O COMSOLVE já se encontra instalado no município de Ílhavo, com a parceria da Câmara Municipal e da Junta de Freguesia de São Salvador, através da instalação de uma unidade de produção para autoconsumo (UPAC) com aproximadamente 120 kWp no edifício da Câmara e de carregadores de veículos elétricos em frente ao Mercado Municipal: “Para além de permitir a redução da despesa de eletricidade por parte do edifício municipal, o excedente da produção será partilhado com outros edifícios públicos em redor, como a Casa da Cultura ou o Mercado, bem como com o comércio local, habitações particulares, entre outros”, refere João Almeida. Os resultados desta instalação têm dado frutos, com “alguns moradores, inseridos na área de abrangência da CER, com vontade de integrar a comunidade, estando mesmo interessados em partilhar o excedente da sua produção fotovoltaica própria com os futuros membros da CER”, destaca.

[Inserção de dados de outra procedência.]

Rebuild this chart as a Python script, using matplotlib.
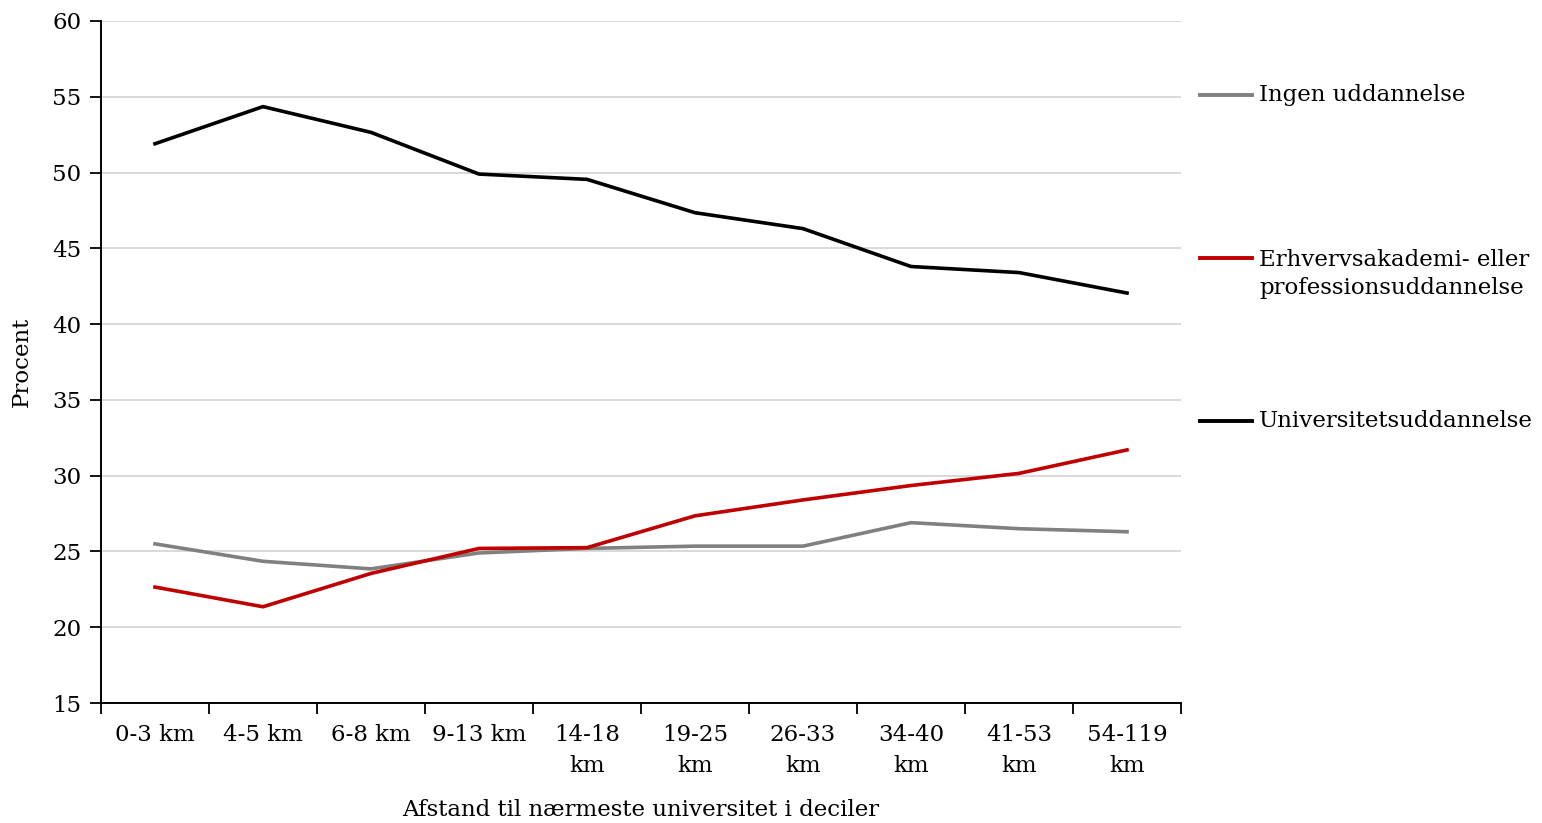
import matplotlib.pyplot as plt
from matplotlib.lines import Line2D

plt.rcParams['font.family'] = ['DejaVu Serif']

afstand = ["0-3 km", "4-5 km", "6-8 km", "9-13 km", "14-18\nkm", "19-25\nkm",
           "26-33\nkm", "34-40\nkm", "41-53\nkm", "54-119\nkm"]
ingen = [25.5, 24.35, 23.85, 24.9, 25.2, 25.35, 25.35, 26.9, 26.5, 26.3]
erhverv = [22.65, 21.35, 23.55, 25.2, 25.25, 27.35, 28.4, 29.35, 30.15, 31.7]
universitet = [51.9, 54.35, 52.65, 49.9, 49.55, 47.35, 46.3, 43.8, 43.4, 42.05]

series = [
    ("Ingen uddannelse", ingen, "#808080"),
    ("Erhvervsakademi- eller\nprofessionsuddannelse", erhverv, "#c00000"),
    ("Universitetsuddannelse", universitet, "#000000"),
]

fs = 16.5

fig = plt.figure(figsize=(15.42, 8.23), dpi=100)
ax = fig.add_axes([0.0655, 0.1458, 0.7004, 0.8287])

x = [i + 0.5 for i in range(len(afstand))]
for navn, vals, farve in series:
    ax.plot(x, vals, color=farve, lw=2.6, solid_joinstyle="round")

ax.set_xlim(0, len(afstand))
ax.set_ylim(15, 60)
ax.set_yticks(range(15, 61, 5))
ax.set_xticks(x)
ax.set_xticklabels(afstand, fontsize=fs, linespacing=1.55)
ax.set_xticks(range(len(afstand) + 1), minor=True)
ax.tick_params(axis="x", which="major", length=0, pad=15)
ax.tick_params(axis="x", which="minor", length=8, width=1.3, direction="out")
ax.tick_params(axis="y", length=8, width=1.3, labelsize=fs, pad=6)

ax.grid(axis="y", color="#d9d9d9", lw=1.4)
ax.set_axisbelow(True)
for s in ["top", "right"]:
    ax.spines[s].set_visible(False)
for s in ["left", "bottom"]:
    ax.spines[s].set_linewidth(1.4)

ax.set_xlabel("Afstand til nærmeste universitet i deciler", fontsize=fs, labelpad=16)
ax.set_ylabel("Procent", fontsize=fs, labelpad=14)

# legend drawn by hand, to the right of the plot
ypos = [1 - 95 / 823, 1 - 274 / 823, 1 - 421 / 823]
for (navn, vals, farve), yy in zip(series, ypos):
    fig.text(1259 / 1542, yy, navn, fontsize=fs, va="center", ha="left", linespacing=1.3)
    ly = yy if "\n" not in navn else 1 - 258 / 823
    fig.add_artist(Line2D([1200 / 1542, 1252 / 1542], [ly, ly], color=farve, lw=2.8,
                          transform=fig.transFigure))

fig.savefig("out.png", dpi=100)
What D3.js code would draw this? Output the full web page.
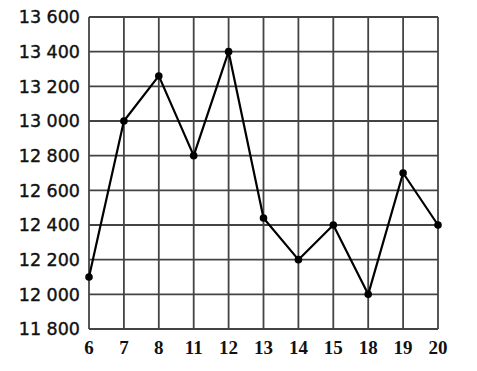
<!DOCTYPE html>
<html>
<head>
<meta charset="utf-8">
<script src="https://cdn.jsdelivr.net/npm/d3@7"></script>
<style>
  body { margin: 0; background: #fff; }
</style>
</head>
<body>
<script>
const days = ["6", "7", "8", "11", "12", "13", "14", "15", "18", "19", "20"];
const values = [12100, 13000, 13260, 12800, 13400, 12440, 12200, 12400, 12000, 12700, 12400];
const yTicks = [11800, 12000, 12200, 12400, 12600, 12800, 13000, 13200, 13400, 13600];

const w = 477;
const h = 371;
const padL = 89, padR = 438, padT = 17, padB = 329;

const svg = d3.select("body")
  .append("svg")
  .attr("width", w)
  .attr("height", h);

const x = d3.scalePoint()
  .domain(days)
  .range([padL, padR]);

const y = d3.scaleLinear()
  .domain([11800, 13600])
  .range([padB, padT]);

// grid
svg.append("g")
  .selectAll("line")
  .data(yTicks)
  .enter()
  .append("line")
  .attr("x1", padL)
  .attr("x2", padR)
  .attr("y1", (d) => y(d))
  .attr("y2", (d) => y(d))
  .attr("stroke", "#444")
  .attr("stroke-width", 1.8);

svg.append("g")
  .selectAll("line")
  .data(days)
  .enter()
  .append("line")
  .attr("x1", (d) => x(d))
  .attr("x2", (d) => x(d))
  .attr("y1", padT)
  .attr("y2", padB)
  .attr("stroke", "#444")
  .attr("stroke-width", 1.8);

// y labels
svg.append("g")
  .selectAll("text")
  .data(yTicks)
  .enter()
  .append("text")
  .attr("x", 80)
  .attr("y", (d) => y(d))
  .attr("dy", "0.36em")
  .attr("text-anchor", "end")
  .attr("font-family", "DejaVu Sans")
  .attr("font-size", "17.5px")
  .attr("fill", "#111")
  .attr("stroke", "#111")
  .attr("stroke-width", 0.4)
  .text((d) => d3.format(",")(d).replace(",", " "));

// x labels
svg.append("g")
  .selectAll("text")
  .data(days)
  .enter()
  .append("text")
  .attr("x", (d) => x(d))
  .attr("y", 354)
  .attr("text-anchor", "middle")
  .attr("font-family", "Liberation Serif")
  .attr("font-weight", "bold")
  .attr("font-size", "19px")
  .attr("fill", "#111")
  .text((d) => d);

// line
const line = d3.line()
  .x((d, i) => x(days[i]))
  .y((d) => y(d));

svg.append("path")
  .datum(values)
  .attr("d", line)
  .attr("fill", "none")
  .attr("stroke", "#000")
  .attr("stroke-width", 2.2)
  .attr("stroke-linejoin", "round");

svg.append("g")
  .selectAll("circle")
  .data(values)
  .enter()
  .append("circle")
  .attr("cx", (d, i) => x(days[i]))
  .attr("cy", (d) => y(d))
  .attr("r", 3.8)
  .attr("fill", "#000");
</script>
</body>
</html>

Os parceiros tecnológicos do projeto (Digitalmente, Instituto de Telecomunicações e Magnum Cap) também se encontram a finalizar o “desenvolvimento da plataforma que permite a gestão de toda a eletricidade trocada na comunidade”, através da “aplicação de inteligência artificial na previsão de consumos e gestão de energia”, bem como de “tecnologia blockchain para as transações peer-to-peer (P2P) de eletricidade entre membros da CER”, integrando também os carregadores de VEs no ecossistema, acrescenta o investigador.
“Alargar a comunidade para várias dezenas de participantes, tendo em especial atenção as pessoas em pobreza ou vulnerabilidade energética”
Questionado sobre as metas estipuladas, João Almeida refere que, nesta primeira fase do projeto, pretende-se estender a integração dos edifícios públicos inicialmente previstos com várias lojas e habitações na proximidade: “O objetivo passa por poder colocar em ação a plataforma de gestão da comunidade de energia num ambiente real, em que os membros da CER estão efetivamente a trocar energia entre si”. Para tal, “dependemos essencialmente da resolução de questões burocráticas relacionadas com o licenciamento e outras intervenções” por parte da Direcão Geral de Energia e Geologia e da E-Redes. Para que o sistema comece a funcionar, “basta juntar os dois edifícios da Câmara Municipal com outro gerido pela Junta de Freguesia, uma loja e uma moradia com produção fotovoltaica”. No médio prazo, o intuito é “alargar a comunidade para várias dezenas de participantes, tendo em especial atenção as pessoas em pobreza ou vulnerabilidade energética, cuja participação enquanto membros da CER pode garantir uma fatura de eletricidade bastante reduzida”, sendo para tal necessário “encaminhar de forma prioritária os benefícios da constituição da comunidade para estes cidadãos”, precisa.
Enquanto projeto-piloto, pretende-se que o modelo de CER a ser desenvolvido possa servir de “exemplo, inspiração e replicado” em várias regiões do país: “Este é um projeto inovador, que permitirá que as comunidades de energia consigam ter a sua independência energética, tanto através da produção de energia própria, como pela aquisição e venda de energia a terceiros”. Por outro lado, “é um projeto que, além de permitir essa independência e liberdade energética da comunidade, irá permitir que os próprios membros da comunidade tenham a sua própria liberdade energética, através da compra e venda de energia P2P”, refere.
Com a duração de dois ano, o projeto COMSOLVE é formado por quatro parceiros (Digitalmente, Coopérnico, Instituto de Telecomunicações da Universidade de Aveiro e Magnum Cap) e conta com o financiamento do Fundo Europeu de Desenvolvimento Regional (FEDER), através do Programa Operacional Regional de Lisboa (POR LISBOA 2020) e do Programa Operacional Regional do Centro (CENTRO 2020) do Portugal 2020.